The short answer: It depends, but typically user interfaces (UI's) are not legally protected.
You should not be able to patent obvious, non-novel ideas (but sometimes the patent office fails to verify the originality of patent applications, sadly). You also cannot patent ideas that are already in general use in the industry, or a visual appearance (a look'n'feel). All common controls (menus, scrollbars etc) are already in use in the industry. Thus you can't patent a whole user interface (which is a collection of controls, with a certain look'n'feel applied).
If a UI is a 100% ripoff of someone else's, with the exact same colors etc but just a different company name, then I'm pretty sure the courts would rule against the infringer. But it would probably not be based on copyright or patent law, it would more likely be based on rules against impersonation, phishing or brand infringement.
One thing to note: While you typically can't protect a full user interface, you can protect single elements of a user-machine interaction it if they are deemed novel. For example, there are patents on ActiveX controls loading in browsers, and the shopping cart metaphor when used on a website.

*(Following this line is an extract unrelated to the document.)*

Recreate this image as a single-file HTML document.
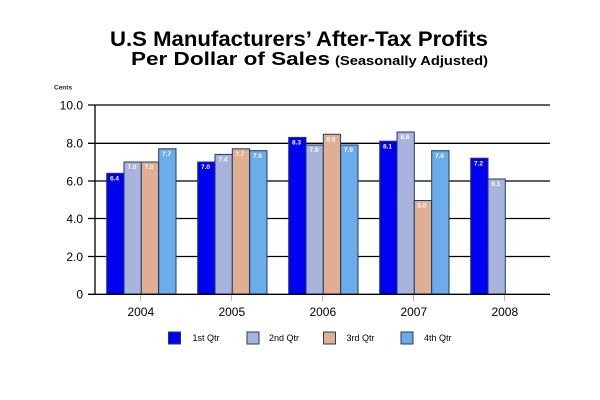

Where is the line drawn with regards to UI ripoffs? There is no way to answer that really, it depends on the jurisdiction, the protection in place (registered trademarks), the intent of the infringer, and the legal posturing of the infringed. The latter is especially important, trademarks etc are not automatically upheld by the police or courts, the company that is infringed upon must itself act to protect its interests.
If you're in doubt in any way, or if you're doing something outside the commonly accepted, then go see a lawyer who is specialized in intellectual property protection.
Steve Blank recently wrote a good overview of intellectual property protection, with links to some good papers and articles (US centric). It's well worth a read.
Disclaimer: I'm not a lawyer, and the above should not be construed to be legal advice.